__SUPPLIED MATERIAL__
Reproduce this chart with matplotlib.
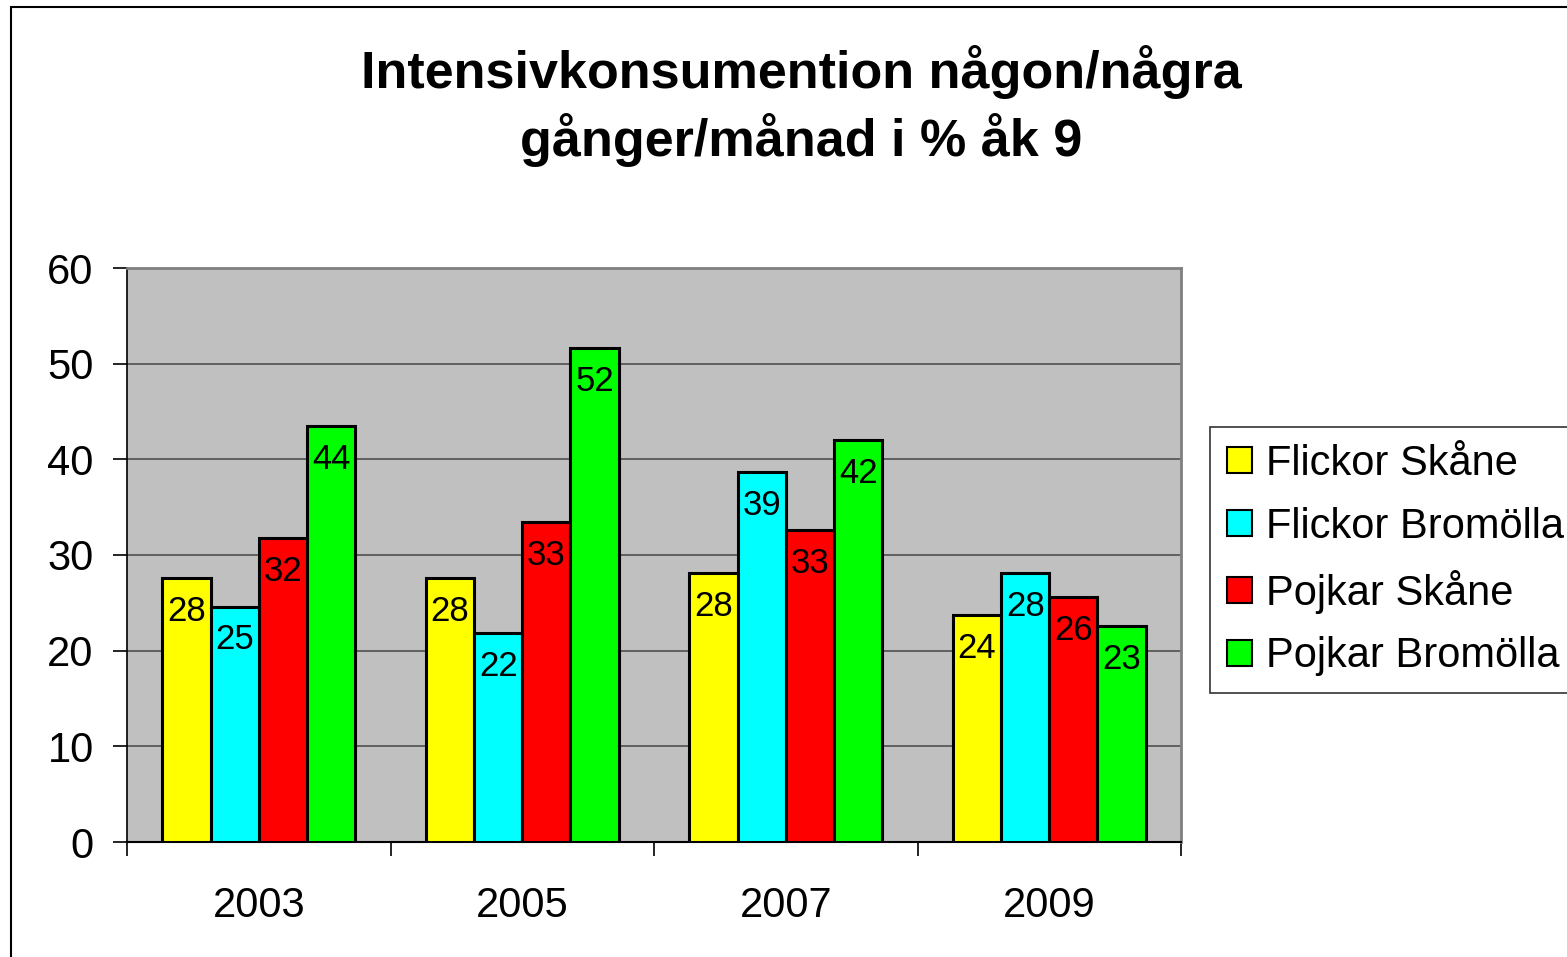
import matplotlib
matplotlib.use("Agg")
import matplotlib.pyplot as plt
import numpy as np
from matplotlib.patches import Rectangle

years = ["2003", "2005", "2007", "2009"]
series_names = ["Flickor Skåne", "Flickor Bromölla", "Pojkar Skåne", "Pojkar Bromölla"]
flickor_skane = [27.6, 27.6, 28.1, 23.7]
flickor_bromolla = [24.6, 21.8, 38.7, 28.1]
pojkar_skane = [31.8, 33.4, 32.6, 25.6]
pojkar_bromolla = [43.5, 51.6, 42.0, 22.6]
labels_fs = ["28", "28", "28", "24"]
labels_fb = ["25", "22", "39", "28"]
labels_ps = ["32", "33", "33", "26"]
labels_pb = ["44", "52", "42", "23"]
colors = ["#FFFF00", "#00FFFF", "#FF0000", "#00FF00"]

values = [flickor_skane, flickor_bromolla, pojkar_skane, pojkar_bromolla]
labels = [labels_fs, labels_fb, labels_ps, labels_pb]

plt.rcParams['font.family'] = ['Liberation Sans', 'DejaVu Sans']

fig = plt.figure(figsize=(15.67, 9.57), dpi=100)
ax = fig.add_axes([127/1567, 1-842/957, (1181-127)/1567, (842-268)/957])
ax.set_facecolor("#C0C0C0")

# figure border (left/top visible)
fig.add_artist(Rectangle((11/1567, -0.05), 2.0, 1 - 7/957 + 0.05, transform=fig.transFigure,
                         fill=False, edgecolor="black", linewidth=1.5))

x = np.arange(len(years))
w = 0.183
for i, (vals, labs, c, name) in enumerate(zip(values, labels, colors, series_names)):
    pos = x + (i - 1.5) * w
    bars = ax.bar(pos, vals, width=w, color=c, edgecolor="black", linewidth=2.2,
                  label=name, zorder=3)
    for b, v, lab in zip(bars, vals, labs):
        ax.annotate(lab, (b.get_x() + b.get_width()/2, v), xytext=(0, -24),
                    textcoords="offset points", ha="center", va="center",
                    fontsize=25, color="black", zorder=4)

ax.set_xlim(-0.5, 3.5)
ax.set_ylim(0, 60)
ax.set_yticks(range(0, 61, 10))
ax.yaxis.grid(True, color="#505050", linewidth=1.2, zorder=1)
ax.set_axisbelow(True)
ax.set_xticks(x)
ax.set_xticklabels(years)
ax.set_xticks(np.arange(-0.5, 3.6, 1), minor=True)
ax.tick_params(axis="x", which="major", length=0, pad=32, labelsize=30)
ax.tick_params(axis="x", which="minor", length=10, width=1.2, color="black")
ax.tick_params(axis="y", length=10, width=1.2, color="black", labelsize=30, pad=14)

for s in ["top", "right"]:
    ax.spines[s].set_color("#808080")
    ax.spines[s].set_linewidth(2)
ax.spines["left"].set_color("black")
ax.spines["left"].set_linewidth(1.2)
ax.spines["bottom"].set_color("black")
ax.spines["bottom"].set_linewidth(1.5)

fig.text(801/1567, 1-72/957, "Intensivkonsumention någon/några", ha="center", va="center",
         fontsize=37.5, fontweight="bold")
fig.text(801/1567, 1-140/957, "gånger/månad i % åk 9", ha="center", va="center",
         fontsize=37.5, fontweight="bold")

leg = fig.legend(loc="upper left", bbox_to_anchor=(1210/1567, 1-427/957), fontsize=30,
                 frameon=True, fancybox=False, edgecolor="black", handlelength=0.6,
                 handleheight=0.6, handletextpad=0.35, labelspacing=0.55,
                 borderpad=0.4, borderaxespad=0)
leg.get_frame().set_linewidth(1.2)
for h in leg.legend_handles:
    h.set_linewidth(1.5)

fig.savefig("out.png", dpi=100)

__WHAT IS BEING ASKED__
Quote the data exactly, leaving every image out of the copy.

__RESULT OF THE TASK__
Reproduce this chart with matplotlib.
import matplotlib
matplotlib.use("Agg")
import matplotlib.pyplot as plt
import numpy as np
from matplotlib.patches import Rectangle

years = ["2003", "2005", "2007", "2009"]
series_names = ["Flickor Skåne", "Flickor Bromölla", "Pojkar Skåne", "Pojkar Bromölla"]
flickor_skane = [27.6, 27.6, 28.1, 23.7]
flickor_bromolla = [24.6, 21.8, 38.7, 28.1]
pojkar_skane = [31.8, 33.4, 32.6, 25.6]
pojkar_bromolla = [43.5, 51.6, 42.0, 22.6]
labels_fs = ["28", "28", "28", "24"]
labels_fb = ["25", "22", "39", "28"]
labels_ps = ["32", "33", "33", "26"]
labels_pb = ["44", "52", "42", "23"]
colors = ["#FFFF00", "#00FFFF", "#FF0000", "#00FF00"]

values = [flickor_skane, flickor_bromolla, pojkar_skane, pojkar_bromolla]
labels = [labels_fs, labels_fb, labels_ps, labels_pb]

plt.rcParams['font.family'] = ['Liberation Sans', 'DejaVu Sans']

fig = plt.figure(figsize=(15.67, 9.57), dpi=100)
ax = fig.add_axes([127/1567, 1-842/957, (1181-127)/1567, (842-268)/957])
ax.set_facecolor("#C0C0C0")

# figure border (left/top visible)
fig.add_artist(Rectangle((11/1567, -0.05), 2.0, 1 - 7/957 + 0.05, transform=fig.transFigure,
                         fill=False, edgecolor="black", linewidth=1.5))

x = np.arange(len(years))
w = 0.183
for i, (vals, labs, c, name) in enumerate(zip(values, labels, colors, series_names)):
    pos = x + (i - 1.5) * w
    bars = ax.bar(pos, vals, width=w, color=c, edgecolor="black", linewidth=2.2,
                  label=name, zorder=3)
    for b, v, lab in zip(bars, vals, labs):
        ax.annotate(lab, (b.get_x() + b.get_width()/2, v), xytext=(0, -24),
                    textcoords="offset points", ha="center", va="center",
                    fontsize=25, color="black", zorder=4)

ax.set_xlim(-0.5, 3.5)
ax.set_ylim(0, 60)
ax.set_yticks(range(0, 61, 10))
ax.yaxis.grid(True, color="#505050", linewidth=1.2, zorder=1)
ax.set_axisbelow(True)
ax.set_xticks(x)
ax.set_xticklabels(years)
ax.set_xticks(np.arange(-0.5, 3.6, 1), minor=True)
ax.tick_params(axis="x", which="major", length=0, pad=32, labelsize=30)
ax.tick_params(axis="x", which="minor", length=10, width=1.2, color="black")
ax.tick_params(axis="y", length=10, width=1.2, color="black", labelsize=30, pad=14)

for s in ["top", "right"]:
    ax.spines[s].set_color("#808080")
    ax.spines[s].set_linewidth(2)
ax.spines["left"].set_color("black")
ax.spines["left"].set_linewidth(1.2)
ax.spines["bottom"].set_color("black")
ax.spines["bottom"].set_linewidth(1.5)

fig.text(801/1567, 1-72/957, "Intensivkonsumention någon/några", ha="center", va="center",
         fontsize=37.5, fontweight="bold")
fig.text(801/1567, 1-140/957, "gånger/månad i % åk 9", ha="center", va="center",
         fontsize=37.5, fontweight="bold")

leg = fig.legend(loc="upper left", bbox_to_anchor=(1210/1567, 1-427/957), fontsize=30,
                 frameon=True, fancybox=False, edgecolor="black", handlelength=0.6,
                 handleheight=0.6, handletextpad=0.35, labelspacing=0.55,
                 borderpad=0.4, borderaxespad=0)
leg.get_frame().set_linewidth(1.2)
for h in leg.legend_handles:
    h.set_linewidth(1.5)

fig.savefig("out.png", dpi=100)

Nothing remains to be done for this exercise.